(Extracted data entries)
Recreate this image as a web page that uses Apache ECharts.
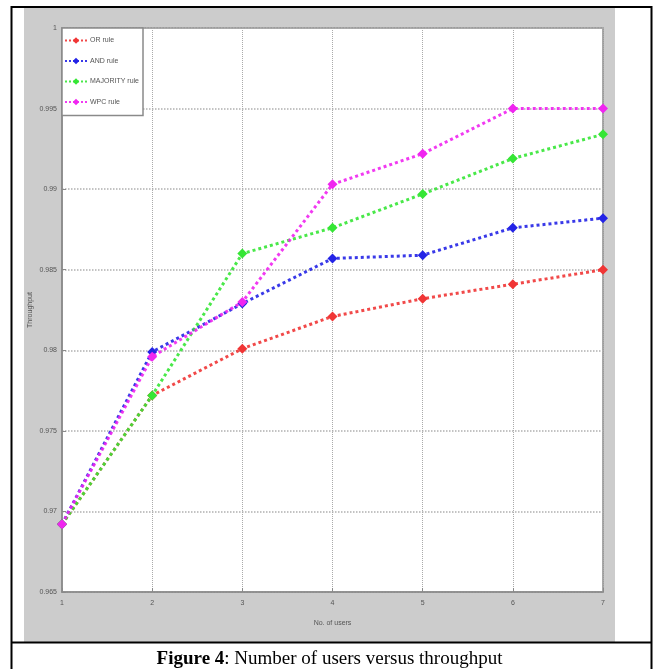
<!DOCTYPE html>
<html>
<head>
<meta charset="utf-8">
<script src="https://cdn.jsdelivr.net/npm/echarts@6/dist/echarts.min.js"></script>
<style>
html,body{margin:0;padding:0;background:#fff;}
#chart{width:659px;height:669px;}
</style>
</head>
<body>
<div id="chart"></div>
<script>
const categories = ['1','2','3','4','5','6','7'];
const yTicks = [0.965, 0.97, 0.975, 0.98, 0.985, 0.99, 0.995, 1];
const seriesNames = ['OR rule', 'AND rule', 'MAJORITY rule', 'WPC rule'];
const orRule = [0.9692, 0.9772, 0.9801, 0.9821, 0.9832, 0.9841, 0.9850];
const andRule = [0.9692, 0.9799, 0.9829, 0.9857, 0.9859, 0.9876, 0.9882];
const majorityRule = [0.9692, 0.9772, 0.9860, 0.9876, 0.9897, 0.9919, 0.9934];
const wpcRule = [0.9692, 0.9796, 0.9830, 0.9903, 0.9922, 0.9950, 0.9950];
const colors = ['#f03535', '#2323e6', '#35e635', '#f025f0'];

const chart = echarts.init(document.getElementById('chart'));
const tickFont = 'Liberation Sans Narrow, Liberation Sans, sans-serif';
const dataSets = [orRule, andRule, majorityRule, wpcRule];

const option = {
  animation: false,
  backgroundColor: '#ffffff',
  title: {
    text: '{b|Figure 4}: Number of users versus throughput',
    left: 'center',
    top: 645,
    textStyle: {
      fontFamily: 'Liberation Serif, serif',
      fontSize: 19,
      fontWeight: 'normal',
      color: '#000',
      rich: {
        b: { fontFamily: 'Liberation Serif, serif', fontSize: 19, fontWeight: 'bold', color: '#000' }
      }
    }
  },
  graphic: [
    { type: 'rect', z: -20, shape: { x: 24, y: 8, width: 591, height: 634 }, style: { fill: '#cccccc' } },
    { type: 'rect', z: -19, shape: { x: 11.5, y: 7, width: 640, height: 700 }, style: { fill: null, stroke: '#000', lineWidth: 2 } },
    { type: 'line', z: -19, shape: { x1: 11, y1: 642.5, x2: 652, y2: 642.5 }, style: { stroke: '#000', lineWidth: 2 } }
  ],
  grid: {
    left: 62, top: 28, right: 56, bottom: 77,
    show: true, backgroundColor: '#ffffff', borderColor: '#8a8a8a', borderWidth: 1.5
  },
  legend: {
    orient: 'vertical',
    left: 62, top: 28,
    padding: [9, 4, 10, 2],
    itemWidth: 22, itemHeight: 8, itemGap: 13.5,
    backgroundColor: '#ffffff',
    borderColor: '#8a8a8a', borderWidth: 1.5,
    textStyle: { fontSize: 7, color: '#555', fontFamily: tickFont, padding: [0, 0, 0, -2] },
    data: seriesNames
  },
  xAxis: {
    type: 'category',
    data: categories,
    boundaryGap: false,
    name: 'No. of users',
    nameLocation: 'middle',
    nameGap: 28,
    nameMoveOverlap: false,
    nameTextStyle: { fontSize: 7, color: '#555', fontFamily: tickFont },
    axisLine: { lineStyle: { color: '#8a8a8a', width: 1.5 } },
    axisTick: { inside: true, length: 4, lineStyle: { color: '#8a8a8a' } },
    axisLabel: { fontSize: 7, color: '#555', fontFamily: tickFont, margin: 8 },
    splitLine: { show: true, lineStyle: { color: '#aaaaaa', type: 'dotted', width: 1 } }
  },
  yAxis: {
    type: 'value',
    min: yTicks[0],
    max: yTicks[yTicks.length - 1],
    interval: 0.005,
    name: 'Throughput',
    nameLocation: 'middle',
    nameGap: 28,
    nameMoveOverlap: false,
    nameTextStyle: { fontSize: 7, color: '#555', fontFamily: tickFont },
    axisLine: { show: true, lineStyle: { color: '#8a8a8a', width: 1.5 } },
    axisTick: { show: true, inside: true, length: 4, lineStyle: { color: '#8a8a8a' } },
    axisLabel: {
      fontSize: 7, color: '#555', fontFamily: tickFont, margin: 5,
      formatter: v => String(+(+v).toFixed(3))
    },
    splitLine: { show: true, lineStyle: { color: '#b0b0b0', type: 'dotted', width: 1.5 } }
  },
  series: seriesNames.map((name, i) => ({
    name: name,
    type: 'line',
    data: dataSets[i],
    symbol: 'diamond',
    symbolSize: 10,
    itemStyle: { color: colors[i] },
    lineStyle: { color: colors[i], width: 3, type: 'dotted', opacity: 0.9 },
    z: 2 + i
  }))
};
chart.setOption(option);
</script>
</body>
</html>
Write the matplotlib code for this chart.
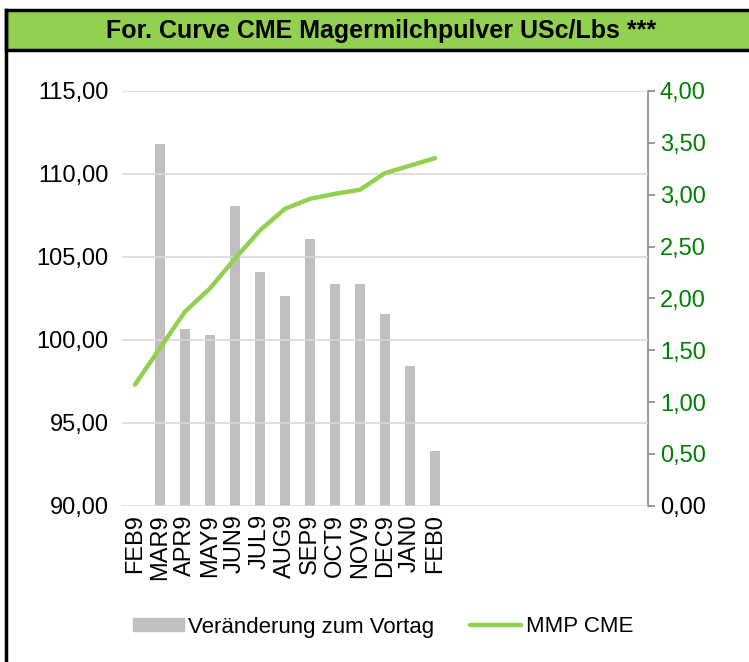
import matplotlib
matplotlib.use("Agg")

import matplotlib.pyplot as plt
from matplotlib.patches import Rectangle
from matplotlib.lines import Line2D
from matplotlib.ticker import FuncFormatter

months = ["FEB9", "MAR9", "APR9", "MAY9", "JUN9", "JUL9", "AUG9",
          "SEP9", "OCT9", "NOV9", "DEC9", "JAN0", "FEB0"]
n_slots = 21  # chart keeps empty slots to the right

mmp_cme = [97.3, 99.5, 101.7, 103.1, 104.9, 106.6, 107.9,
           108.5, 108.8, 109.05, 110.05, 110.5, 110.95]
change_vs_prev = [0.0, 3.49, 1.70, 1.65, 2.89, 2.25, 2.02,
                  2.57, 2.14, 2.14, 1.85, 1.35, 0.53]

plt.rcParams["font.family"] = ["Liberation Sans", "DejaVu Sans"]

W, H = 749, 662
fig = plt.figure(figsize=(W / 100, H / 100), dpi=100)

# title bar + left border
fig.patches.append(Rectangle((6 / W, 1 - 50 / H), 1.0, 40 / H, transform=fig.transFigure,
                             facecolor="#92D050", edgecolor="black", linewidth=2.5,
                             zorder=0))
fig.lines.append(Line2D([6 / W, 6 / W], [0, 1 - 10 / H], transform=fig.transFigure,
                        color="black", linewidth=2.5))
fig.text(381 / W, 1 - 31 / H, "For. Curve CME Magermilchpulver USc/Lbs ***",
         ha="center", va="center", fontsize=18, fontweight="bold")

ax = fig.add_axes([122.5 / W, 1 - 505.7 / H, 525 / W, 414.7 / H])
ax2 = ax.twinx()

x = list(range(len(months)))
ax2.bar(x, change_vs_prev, width=0.42, color="#BFBFBF", zorder=2)
ax.plot(x, mmp_cme, color="#92D050", linewidth=3.2, solid_capstyle="round",
        solid_joinstyle="round", zorder=3)

# line above bars
ax.set_zorder(ax2.get_zorder() + 1)
ax.patch.set_visible(False)

ax.set_xlim(-0.5, n_slots - 0.5)
ax.set_ylim(90, 115)
ax.set_yticks([90, 95, 100, 105, 110, 115])
ax2.set_ylim(0, 4)
ax2.set_yticks([0, 0.5, 1, 1.5, 2, 2.5, 3, 3.5, 4])

comma = FuncFormatter(lambda v, p: f"{v:.2f}".replace(".", ","))
ax.yaxis.set_major_formatter(comma)
ax2.yaxis.set_major_formatter(comma)

ax.set_xticks(x)
ax.set_xticklabels(months, rotation=90, fontsize=17)
ax.tick_params(axis="x", length=0, pad=6)
ax.tick_params(axis="y", length=0, labelsize=17, pad=10)
ax2.tick_params(axis="y", length=5, width=1.2, color="#888888", labelsize=17,
                pad=4)
for lbl in ax2.get_yticklabels():
    lbl.set_color("#008000")
ax2.get_yticklabels()[0].set_color("black")

ax.grid(axis="y", color="#D9D9D9", linewidth=1.2)
ax.set_axisbelow(True)
for s in ["top", "left", "right", "bottom"]:
    ax.spines[s].set_visible(False)
for s in ["top", "left", "bottom"]:
    ax2.spines[s].set_visible(False)
ax2.spines["right"].set_color("#888888")
ax2.spines["right"].set_linewidth(1.2)

handles = [Rectangle((0, 0), 1, 1, color="#BFBFBF"),
           Line2D([0], [0], color="#92D050", linewidth=3.2, solid_capstyle="round")]
fig.legend(handles, ["Veränderung zum Vortag", "MMP CME"], loc="center",
           bbox_to_anchor=(383 / W, 1 - 627 / H), ncol=2, frameon=False,
           fontsize=16, handlelength=2.3, handleheight=0.5, handletextpad=0.2,
           columnspacing=1.6)

fig.savefig("out.png", dpi=100)
plt.close(fig)
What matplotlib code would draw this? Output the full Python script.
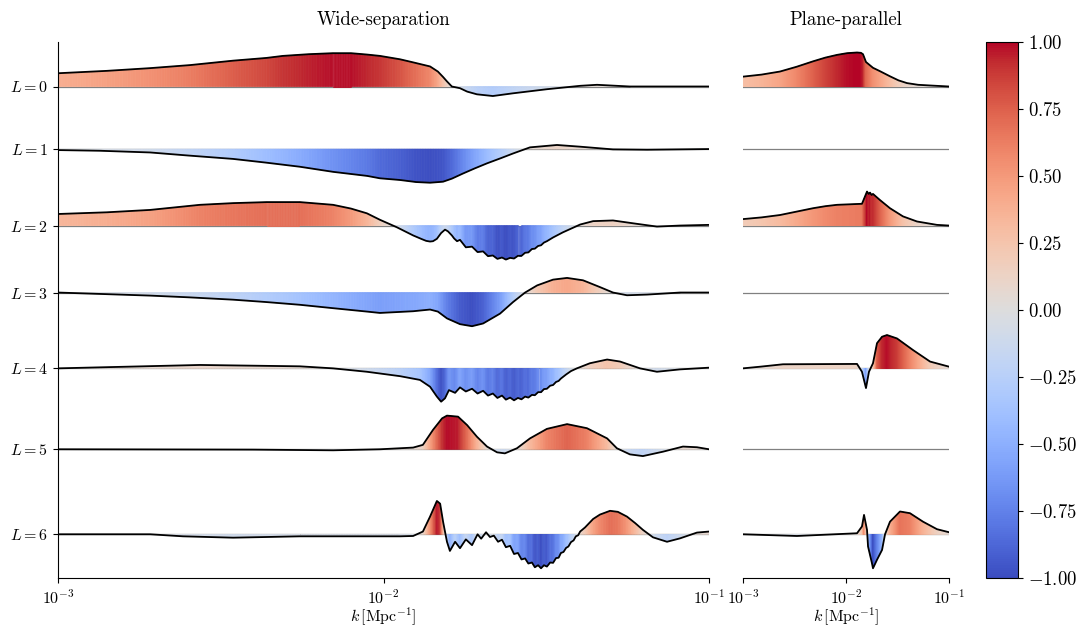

--- WRITTEN EXERCISE ---
Indicate how many lines of the material include the word "script"; the number alone is required.

--- TASK OUTPUT ---
4